- Born: 1 September 1926 Carlton, Victoria, Australia
- Died: 1 October 2012 (aged 86)
- Position: Left Wing
- Shot: Right
- Played for: Melbourne Demons Pirates IHC Victoria
- National team: Australia
- Playing career: 1945–1963

= Russell Jones (ice hockey) =

Australian ice hockey player

Russell Anderson Jones (1 September 1926 – 1 October 2012) was an Australian ice hockey player. Jones was a member of the Australian national team during the 1960 Winter Olympics and also competed in the 1962 World Ice Hockey Championships.

==Playing career==
Jones first started playing ice hockey following the end of World War II, joining the Melbourne-based league at the St Moritz rink in The Esplanade, St Kilda. Jones played for the Melbourne Demons IHC during the 1940s and 1950s. In 1947 he was selected for the Victorian state team to compete at the 1947 Goodall Cup, which they went on to win. Jones again won the Goodall Cup as a player for Victoria on seven more occasions – 1949, 1951, 1952, 1954, 1955, 1961, and 1962. In 1960 Jones was selected to play as a forward for the Australian national team to compete at the 1960 Winter Olympics, which is the only ice hockey team Australia has ever sent to the Olympics.
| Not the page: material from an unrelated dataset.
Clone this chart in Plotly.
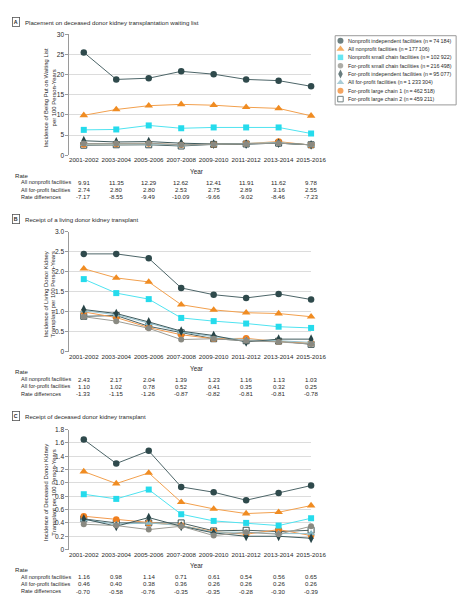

Australia finished last in the competition losing all six of their games. Jones who played in all six games recorded two goals, three assists and finished with four penalties in minutes. He finished second in team scoring behind Dave Cunningham. In 1962 Jones was selected for the Australian national team to compete at the 1962 World Ice Hockey Championships. Australia who were competing in Group B finished thirteenth overall and won their first-ever international game after defeating Denmark 6–2. Jones retired from the sport in 1964.

==Coaching career==
Following his playing career with the Victorian state team Jones was selected as team coach. As a coach for Victoria, he won his first Goodall Cup in 1965. Following the 1965 win Victoria went on to win the next three years of the Goodall Cup under Jones as coach.

==Personal life==
Jones was born on 1 September 1926 in Carlton, Victoria, Australia. His son, Martin, is the current Referee in Chief of Ice Hockey Victoria and two of his grandsons, Sean and Mitchell, play in the Australian Ice Hockey League for the Melbourne Mustangs and Melbourne Ice respectively. Ice Hockey Victoria has named their Premier A league trophy after him and Jones was a Life Member of both Ice Hockey Victoria and the Australian Ice Hockey Federation. In 1992 Jones started playing in the veterans' competition, Old-timers Ice Hockey Australia Network, playing most recently for the Night Owls.